**Aim of the exercise:** Tell how many lines carry the word "with"; the reply is the number and nothing else.

**Source data:**

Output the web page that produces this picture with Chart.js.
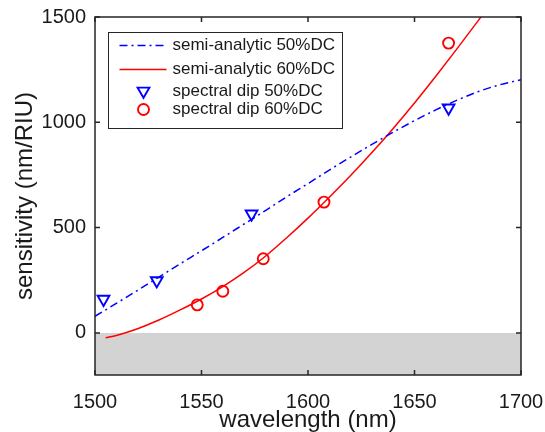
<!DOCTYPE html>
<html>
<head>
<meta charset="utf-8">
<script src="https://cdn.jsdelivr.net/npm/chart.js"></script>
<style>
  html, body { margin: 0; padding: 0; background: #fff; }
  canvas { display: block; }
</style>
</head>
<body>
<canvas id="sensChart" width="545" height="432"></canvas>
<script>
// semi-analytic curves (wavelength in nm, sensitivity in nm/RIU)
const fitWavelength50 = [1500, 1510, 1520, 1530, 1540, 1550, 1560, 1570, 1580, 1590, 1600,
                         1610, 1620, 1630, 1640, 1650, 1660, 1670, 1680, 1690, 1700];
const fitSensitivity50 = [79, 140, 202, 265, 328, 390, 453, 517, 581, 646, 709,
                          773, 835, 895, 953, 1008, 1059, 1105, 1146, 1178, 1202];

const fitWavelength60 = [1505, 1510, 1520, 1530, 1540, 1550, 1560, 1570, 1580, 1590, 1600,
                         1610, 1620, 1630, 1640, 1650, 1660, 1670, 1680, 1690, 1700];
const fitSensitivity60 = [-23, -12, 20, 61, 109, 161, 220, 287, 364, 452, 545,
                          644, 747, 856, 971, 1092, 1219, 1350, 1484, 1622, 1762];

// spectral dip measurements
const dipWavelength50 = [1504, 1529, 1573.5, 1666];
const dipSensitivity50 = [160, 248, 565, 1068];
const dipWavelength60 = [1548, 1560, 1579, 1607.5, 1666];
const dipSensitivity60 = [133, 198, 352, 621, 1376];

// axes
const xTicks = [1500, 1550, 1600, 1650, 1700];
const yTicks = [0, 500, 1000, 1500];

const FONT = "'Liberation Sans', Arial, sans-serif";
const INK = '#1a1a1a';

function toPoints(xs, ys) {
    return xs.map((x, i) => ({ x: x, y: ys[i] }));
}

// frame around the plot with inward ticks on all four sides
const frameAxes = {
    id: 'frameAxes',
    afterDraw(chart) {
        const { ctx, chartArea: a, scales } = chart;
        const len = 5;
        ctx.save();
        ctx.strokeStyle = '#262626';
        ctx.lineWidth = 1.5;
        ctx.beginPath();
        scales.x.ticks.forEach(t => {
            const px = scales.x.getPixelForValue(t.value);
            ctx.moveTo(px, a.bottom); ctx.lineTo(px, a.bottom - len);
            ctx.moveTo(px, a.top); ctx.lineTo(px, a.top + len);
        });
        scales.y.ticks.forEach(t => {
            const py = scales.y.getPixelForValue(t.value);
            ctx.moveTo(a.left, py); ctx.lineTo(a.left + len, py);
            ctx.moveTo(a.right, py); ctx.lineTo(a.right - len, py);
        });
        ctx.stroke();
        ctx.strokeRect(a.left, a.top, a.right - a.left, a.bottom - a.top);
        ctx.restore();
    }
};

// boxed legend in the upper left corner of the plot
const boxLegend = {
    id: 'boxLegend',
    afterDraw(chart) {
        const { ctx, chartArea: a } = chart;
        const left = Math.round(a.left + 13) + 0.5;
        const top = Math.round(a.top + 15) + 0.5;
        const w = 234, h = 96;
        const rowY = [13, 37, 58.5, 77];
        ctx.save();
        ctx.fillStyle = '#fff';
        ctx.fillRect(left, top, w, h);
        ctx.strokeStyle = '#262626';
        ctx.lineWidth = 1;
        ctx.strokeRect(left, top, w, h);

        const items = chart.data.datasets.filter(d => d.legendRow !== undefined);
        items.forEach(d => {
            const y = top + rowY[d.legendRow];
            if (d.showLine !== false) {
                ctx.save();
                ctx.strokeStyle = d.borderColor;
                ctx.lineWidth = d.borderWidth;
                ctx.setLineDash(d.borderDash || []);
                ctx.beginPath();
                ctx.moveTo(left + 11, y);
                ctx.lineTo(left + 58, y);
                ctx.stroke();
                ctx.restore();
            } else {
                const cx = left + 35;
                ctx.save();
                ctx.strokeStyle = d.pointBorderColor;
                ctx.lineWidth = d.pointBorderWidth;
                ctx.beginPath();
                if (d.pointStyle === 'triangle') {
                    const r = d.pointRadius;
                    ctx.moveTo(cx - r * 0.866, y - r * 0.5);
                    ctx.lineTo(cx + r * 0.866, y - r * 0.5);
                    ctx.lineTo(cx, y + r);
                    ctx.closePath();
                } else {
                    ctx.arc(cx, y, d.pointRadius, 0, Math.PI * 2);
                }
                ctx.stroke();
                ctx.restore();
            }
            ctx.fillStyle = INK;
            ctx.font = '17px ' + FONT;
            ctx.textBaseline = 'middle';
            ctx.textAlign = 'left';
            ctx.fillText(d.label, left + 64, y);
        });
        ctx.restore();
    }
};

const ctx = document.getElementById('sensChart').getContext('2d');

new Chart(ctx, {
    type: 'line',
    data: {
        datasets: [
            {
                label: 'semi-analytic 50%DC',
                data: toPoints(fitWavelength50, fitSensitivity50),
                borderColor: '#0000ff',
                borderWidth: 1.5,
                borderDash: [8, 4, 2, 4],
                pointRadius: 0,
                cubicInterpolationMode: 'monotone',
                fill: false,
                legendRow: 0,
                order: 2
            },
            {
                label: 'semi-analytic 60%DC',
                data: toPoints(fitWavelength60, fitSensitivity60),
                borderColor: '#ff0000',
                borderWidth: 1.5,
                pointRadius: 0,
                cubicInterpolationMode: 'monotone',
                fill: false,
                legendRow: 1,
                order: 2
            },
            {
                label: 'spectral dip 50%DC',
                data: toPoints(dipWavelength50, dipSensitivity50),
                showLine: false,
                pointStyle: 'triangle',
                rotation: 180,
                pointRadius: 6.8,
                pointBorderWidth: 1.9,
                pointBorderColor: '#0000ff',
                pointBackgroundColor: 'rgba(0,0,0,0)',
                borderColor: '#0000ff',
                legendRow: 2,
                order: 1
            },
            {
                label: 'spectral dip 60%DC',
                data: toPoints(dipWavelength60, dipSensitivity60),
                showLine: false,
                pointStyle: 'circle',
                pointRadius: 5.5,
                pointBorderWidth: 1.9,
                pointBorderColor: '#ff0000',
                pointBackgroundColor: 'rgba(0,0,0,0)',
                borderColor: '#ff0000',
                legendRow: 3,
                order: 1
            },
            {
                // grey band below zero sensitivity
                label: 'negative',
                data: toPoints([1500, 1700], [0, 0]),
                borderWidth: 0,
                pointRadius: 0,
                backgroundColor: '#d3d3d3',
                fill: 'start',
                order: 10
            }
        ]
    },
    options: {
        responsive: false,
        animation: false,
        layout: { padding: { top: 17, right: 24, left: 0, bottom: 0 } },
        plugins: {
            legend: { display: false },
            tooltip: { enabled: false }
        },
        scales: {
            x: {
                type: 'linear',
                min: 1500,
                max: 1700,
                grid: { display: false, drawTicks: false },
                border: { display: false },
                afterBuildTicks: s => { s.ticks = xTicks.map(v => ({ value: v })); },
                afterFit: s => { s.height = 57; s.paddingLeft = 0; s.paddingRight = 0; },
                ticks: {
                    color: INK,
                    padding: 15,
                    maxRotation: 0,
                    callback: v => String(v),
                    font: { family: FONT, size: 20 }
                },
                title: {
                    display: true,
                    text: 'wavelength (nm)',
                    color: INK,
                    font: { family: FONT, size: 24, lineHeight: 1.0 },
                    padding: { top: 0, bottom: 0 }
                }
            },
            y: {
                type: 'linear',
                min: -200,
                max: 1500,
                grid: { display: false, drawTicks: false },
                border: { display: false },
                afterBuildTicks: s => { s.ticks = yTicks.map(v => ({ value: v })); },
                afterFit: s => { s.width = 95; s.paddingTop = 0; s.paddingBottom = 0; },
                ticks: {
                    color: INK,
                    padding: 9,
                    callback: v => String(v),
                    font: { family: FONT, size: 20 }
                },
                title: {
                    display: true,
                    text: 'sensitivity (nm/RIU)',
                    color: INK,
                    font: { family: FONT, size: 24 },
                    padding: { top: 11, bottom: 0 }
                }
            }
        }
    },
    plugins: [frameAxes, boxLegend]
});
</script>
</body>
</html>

**Written solution:** 2